Generally, redistributing income to your client helps your client.

If you want to maximize your utility according to what you think utility is in the world, go for it.

But - don't take wooden nickels. Things are what they do.

Unless your client is better off, you have not succeeded. Have standards of effectiveness - don't compromise them. When you compromise them, you compromise everything else.

Statistically, most of you will do this. That's how establishment is established.

The most dangerous thing to power is smart young people who have no mortgage. We went to a debt-financing system for law school. We send students out the door with a mortgage designed to disempower them. I have been watching this for a generation.

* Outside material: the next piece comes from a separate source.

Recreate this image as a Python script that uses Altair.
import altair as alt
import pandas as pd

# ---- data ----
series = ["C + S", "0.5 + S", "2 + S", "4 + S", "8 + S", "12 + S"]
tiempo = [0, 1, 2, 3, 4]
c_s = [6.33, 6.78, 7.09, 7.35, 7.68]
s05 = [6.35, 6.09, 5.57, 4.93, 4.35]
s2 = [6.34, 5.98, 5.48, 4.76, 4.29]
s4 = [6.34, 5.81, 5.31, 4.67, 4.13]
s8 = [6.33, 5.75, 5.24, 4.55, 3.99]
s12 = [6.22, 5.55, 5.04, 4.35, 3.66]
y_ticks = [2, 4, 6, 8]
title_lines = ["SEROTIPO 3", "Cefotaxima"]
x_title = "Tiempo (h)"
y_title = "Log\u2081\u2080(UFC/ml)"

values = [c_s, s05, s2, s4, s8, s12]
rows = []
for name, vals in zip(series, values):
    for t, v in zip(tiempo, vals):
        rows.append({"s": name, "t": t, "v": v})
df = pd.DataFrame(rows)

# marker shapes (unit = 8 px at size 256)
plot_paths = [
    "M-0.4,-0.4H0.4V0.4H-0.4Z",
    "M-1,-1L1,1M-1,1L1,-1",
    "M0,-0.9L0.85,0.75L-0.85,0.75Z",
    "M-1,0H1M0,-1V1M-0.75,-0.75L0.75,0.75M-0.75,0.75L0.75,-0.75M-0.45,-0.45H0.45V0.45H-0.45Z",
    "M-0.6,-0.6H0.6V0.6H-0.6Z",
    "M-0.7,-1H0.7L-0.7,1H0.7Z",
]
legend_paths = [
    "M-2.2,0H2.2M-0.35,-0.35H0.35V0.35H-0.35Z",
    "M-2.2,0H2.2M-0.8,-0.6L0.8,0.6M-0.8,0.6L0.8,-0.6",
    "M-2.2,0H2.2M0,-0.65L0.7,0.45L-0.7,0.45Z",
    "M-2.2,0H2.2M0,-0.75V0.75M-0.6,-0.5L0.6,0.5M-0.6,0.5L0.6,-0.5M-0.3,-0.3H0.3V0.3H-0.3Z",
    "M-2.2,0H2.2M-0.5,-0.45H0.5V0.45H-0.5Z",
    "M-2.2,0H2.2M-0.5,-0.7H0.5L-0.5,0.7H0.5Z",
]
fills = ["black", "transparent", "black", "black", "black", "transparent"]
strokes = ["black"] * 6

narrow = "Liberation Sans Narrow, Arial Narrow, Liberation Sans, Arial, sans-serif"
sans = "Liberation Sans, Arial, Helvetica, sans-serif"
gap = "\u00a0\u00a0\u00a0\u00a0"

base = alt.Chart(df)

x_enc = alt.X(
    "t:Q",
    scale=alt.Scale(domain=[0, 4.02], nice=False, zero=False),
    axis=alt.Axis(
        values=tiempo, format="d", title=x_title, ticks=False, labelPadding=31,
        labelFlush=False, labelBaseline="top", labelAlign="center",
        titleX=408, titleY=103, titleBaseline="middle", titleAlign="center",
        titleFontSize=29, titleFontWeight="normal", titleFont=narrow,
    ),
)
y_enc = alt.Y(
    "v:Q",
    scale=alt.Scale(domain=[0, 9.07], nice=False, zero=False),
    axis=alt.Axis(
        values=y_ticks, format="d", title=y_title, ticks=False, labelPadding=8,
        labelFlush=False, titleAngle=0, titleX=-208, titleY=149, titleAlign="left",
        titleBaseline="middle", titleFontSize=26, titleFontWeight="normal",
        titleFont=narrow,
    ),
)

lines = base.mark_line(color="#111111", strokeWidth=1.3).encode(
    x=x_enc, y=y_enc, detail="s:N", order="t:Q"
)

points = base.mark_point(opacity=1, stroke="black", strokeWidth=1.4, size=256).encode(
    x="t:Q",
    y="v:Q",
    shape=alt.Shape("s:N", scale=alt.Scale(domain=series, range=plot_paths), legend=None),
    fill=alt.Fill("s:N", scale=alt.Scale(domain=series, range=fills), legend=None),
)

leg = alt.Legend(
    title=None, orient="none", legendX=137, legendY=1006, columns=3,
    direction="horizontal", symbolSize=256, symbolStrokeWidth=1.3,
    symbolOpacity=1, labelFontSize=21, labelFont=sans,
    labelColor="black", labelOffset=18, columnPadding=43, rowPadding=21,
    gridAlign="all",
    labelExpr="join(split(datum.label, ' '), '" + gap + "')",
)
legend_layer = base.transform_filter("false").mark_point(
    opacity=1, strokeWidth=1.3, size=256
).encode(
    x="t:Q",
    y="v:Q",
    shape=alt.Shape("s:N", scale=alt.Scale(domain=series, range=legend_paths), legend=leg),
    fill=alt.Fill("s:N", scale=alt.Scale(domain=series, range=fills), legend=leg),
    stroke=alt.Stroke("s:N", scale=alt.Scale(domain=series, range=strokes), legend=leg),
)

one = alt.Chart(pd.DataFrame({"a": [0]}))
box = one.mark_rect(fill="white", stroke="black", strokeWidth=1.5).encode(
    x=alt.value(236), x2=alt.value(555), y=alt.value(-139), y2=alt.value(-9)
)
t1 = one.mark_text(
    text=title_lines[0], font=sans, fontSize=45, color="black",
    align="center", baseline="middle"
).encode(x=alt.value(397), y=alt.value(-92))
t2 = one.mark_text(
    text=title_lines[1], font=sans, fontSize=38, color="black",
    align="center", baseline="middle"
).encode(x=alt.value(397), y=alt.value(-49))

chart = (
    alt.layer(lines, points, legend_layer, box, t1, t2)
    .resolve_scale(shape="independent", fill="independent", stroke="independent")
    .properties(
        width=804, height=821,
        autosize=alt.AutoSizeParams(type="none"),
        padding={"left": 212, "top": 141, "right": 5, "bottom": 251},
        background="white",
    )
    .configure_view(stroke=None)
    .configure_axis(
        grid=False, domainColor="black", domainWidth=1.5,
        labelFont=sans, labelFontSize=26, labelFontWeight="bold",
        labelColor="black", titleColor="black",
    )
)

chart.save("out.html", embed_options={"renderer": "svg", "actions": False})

What makes a certain concept transcendental nonsense for Felix Cohen?

An idea not related to experience. Thus, it can only be talked about on its own terms.

It doesn't have a truth value if it doesn't relate to the world - it's not true and its not false.

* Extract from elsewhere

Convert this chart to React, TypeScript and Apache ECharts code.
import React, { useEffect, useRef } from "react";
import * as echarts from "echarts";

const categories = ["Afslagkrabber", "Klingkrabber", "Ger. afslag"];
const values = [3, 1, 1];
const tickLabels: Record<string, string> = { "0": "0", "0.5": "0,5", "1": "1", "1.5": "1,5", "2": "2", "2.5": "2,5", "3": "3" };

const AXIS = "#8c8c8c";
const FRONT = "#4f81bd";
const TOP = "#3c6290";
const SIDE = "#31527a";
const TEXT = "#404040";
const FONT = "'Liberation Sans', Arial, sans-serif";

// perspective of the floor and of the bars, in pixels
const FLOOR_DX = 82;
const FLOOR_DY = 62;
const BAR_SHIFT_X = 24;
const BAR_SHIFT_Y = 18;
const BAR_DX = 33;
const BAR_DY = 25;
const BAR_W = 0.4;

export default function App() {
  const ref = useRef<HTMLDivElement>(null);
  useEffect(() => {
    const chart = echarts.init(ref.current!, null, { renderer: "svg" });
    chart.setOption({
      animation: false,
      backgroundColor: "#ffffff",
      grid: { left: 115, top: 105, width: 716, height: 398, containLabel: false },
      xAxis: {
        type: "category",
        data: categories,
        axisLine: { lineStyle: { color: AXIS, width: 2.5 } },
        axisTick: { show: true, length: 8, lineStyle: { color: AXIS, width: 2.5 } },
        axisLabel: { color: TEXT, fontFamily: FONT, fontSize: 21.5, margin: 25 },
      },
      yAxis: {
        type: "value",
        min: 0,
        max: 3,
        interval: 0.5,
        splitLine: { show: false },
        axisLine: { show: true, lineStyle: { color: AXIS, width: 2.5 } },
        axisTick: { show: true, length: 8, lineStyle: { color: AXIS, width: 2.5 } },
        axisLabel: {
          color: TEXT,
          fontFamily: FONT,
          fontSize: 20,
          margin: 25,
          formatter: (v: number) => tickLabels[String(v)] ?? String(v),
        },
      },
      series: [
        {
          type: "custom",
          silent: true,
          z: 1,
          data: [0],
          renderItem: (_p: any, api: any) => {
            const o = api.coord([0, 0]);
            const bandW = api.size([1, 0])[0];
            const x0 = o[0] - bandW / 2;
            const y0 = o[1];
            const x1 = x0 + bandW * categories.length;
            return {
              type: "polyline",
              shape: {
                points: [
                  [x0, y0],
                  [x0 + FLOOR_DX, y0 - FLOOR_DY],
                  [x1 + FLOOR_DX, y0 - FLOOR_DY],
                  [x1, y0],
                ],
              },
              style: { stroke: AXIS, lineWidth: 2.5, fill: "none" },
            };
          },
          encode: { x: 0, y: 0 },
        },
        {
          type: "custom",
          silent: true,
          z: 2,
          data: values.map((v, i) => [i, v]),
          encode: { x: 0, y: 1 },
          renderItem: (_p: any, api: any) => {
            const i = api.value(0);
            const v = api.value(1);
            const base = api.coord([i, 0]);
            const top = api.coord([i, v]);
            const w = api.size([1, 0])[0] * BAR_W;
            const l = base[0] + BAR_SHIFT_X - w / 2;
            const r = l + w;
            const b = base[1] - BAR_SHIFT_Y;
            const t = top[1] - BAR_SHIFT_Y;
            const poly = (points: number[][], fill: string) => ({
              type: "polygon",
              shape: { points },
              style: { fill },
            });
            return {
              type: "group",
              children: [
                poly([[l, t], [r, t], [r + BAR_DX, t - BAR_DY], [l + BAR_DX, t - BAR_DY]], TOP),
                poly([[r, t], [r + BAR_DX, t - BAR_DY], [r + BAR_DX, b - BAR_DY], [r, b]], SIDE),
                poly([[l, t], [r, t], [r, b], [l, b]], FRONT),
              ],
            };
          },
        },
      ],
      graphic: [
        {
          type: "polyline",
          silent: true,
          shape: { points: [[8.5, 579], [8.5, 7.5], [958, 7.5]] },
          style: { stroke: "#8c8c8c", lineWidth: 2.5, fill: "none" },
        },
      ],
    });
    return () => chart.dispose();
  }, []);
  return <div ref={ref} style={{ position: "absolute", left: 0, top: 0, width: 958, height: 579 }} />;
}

Where is a corporation? The only way to answer that is with some kind of law talk?

What's the limit on where a corporation can be?

Intl Shoe: It is where you can sue them in all fairness and justice.

Read the Brooklyn Law Review article on Sunday school ethics he cites, to learn more.

If the man on the bus can't get it, it's probably not right.

Here are some people trying to democratize these types of thoughts.

You have consequences, and you have values that determine if these consequences are right. Evaluations require a theory of value.

From Cohen's point of view, it's an advantage to move your value system out of system of assessing consequences.

Cohen is trying to form a democratic system of ethics founded on common sense. I find this unsatisfactory - I have some interest in rights, myself.

He believes there is no way a formal system can work. Because he believes that, he has to stop short of the concept that an evaluation of consequences combined with a theory of value can produce justice. So he recurs to this common sense idea.

Felix Cohen went to go work for Interior Department. Produced a legal handbook on treatment of Indians.

If things are transcendental nonsense because they can only be expressed in legal terms - what are lawyers for? What is the difference between lawyers in his world and Holmes' lawyers?

If the goal is to predict the judge, you're not predicting judges - you're predicting this judge. If everyone needs information about their particular judge, why can't we just print it? What would be the problem?

Judges would not want to admit that their human characteristics have consequences for judicial decisionmaking.

The first concept of legal realism: Things are what they do

and then: And the reasons given for what they do are rationalizations rather than accounts.

what do we do with that? (assuming it for the moment)

What follows for us as lawyers?

In the 1980s, on the right, there was the idea that Brennan was smart but wrong, and Thurgood Marshall was propped up by his clerks who voted for him. If you were a law clerk, you knew that to change Brennan's vote, you could press claims that he was being inconsistent with a previous footnote. Thurgood Marshall - would ask - who confirmed you?

People's views of judges is colored by ideology.

The beauty of Supreme Court litigation (and there are downsides) - you know who you're going to be talking to. The people who do this often have an advantage. They know what will happen.

Most litigation - you're facing more unknowns.

Cohen is at end - saying the thing that Holmes has to believe, that its uncomfortable to say. You're not not predicting what the judge will do - you're predicting how what the judge can do can be affected by what lawyers can do.

Trial judges have acquired an instinct for the difference between the conversation and the transcript. Transcript reads like sweetness and light - even if was different in conversation.

Sometimes - lawyers try to make the judge mad to induce reversible error.

This is where Felix Cohen is at work. These really are the social forces set loose in the court room by the fact that there are human beings there.

If you're really into this prediction thing - you have to stop thinking its about where the judge went to law school, or his attitude about labor-management. It's a feeling for the organism, his attitude at the moment.


If Cohen's really talking about a form of applied social psychology - the influence of minds on minds. How minds really work - not how they think they work.

We're back to something distinctive about 20th century American law thought. The recognition of the role of the unconscious. Maybe implicit. We live in a culture which got the point of Freud in a basic way.

Cohen: talking about how good are rules for finite deductibility. A lot of discussion of law as a sociological force. But key: understanding the role of the unconsciousness. Letting go of the idea that policy emerges from a Platonic inquiry.

The game of pretending we don't know what we know about people is a bad habit from the economist. Strong foreshortening of human behavior in order to make tractable hypothesis is economics.

Cohen: humans don't work the way they think they work - they work they actually work. Don't shorten it to get tractable answers. Cohen begins to open the window on this

Minarets poster article

Control of fears is very important.

Others could have been used instead.

What is the real grammar of power?

(The notes above were moved here for organizational purposes.)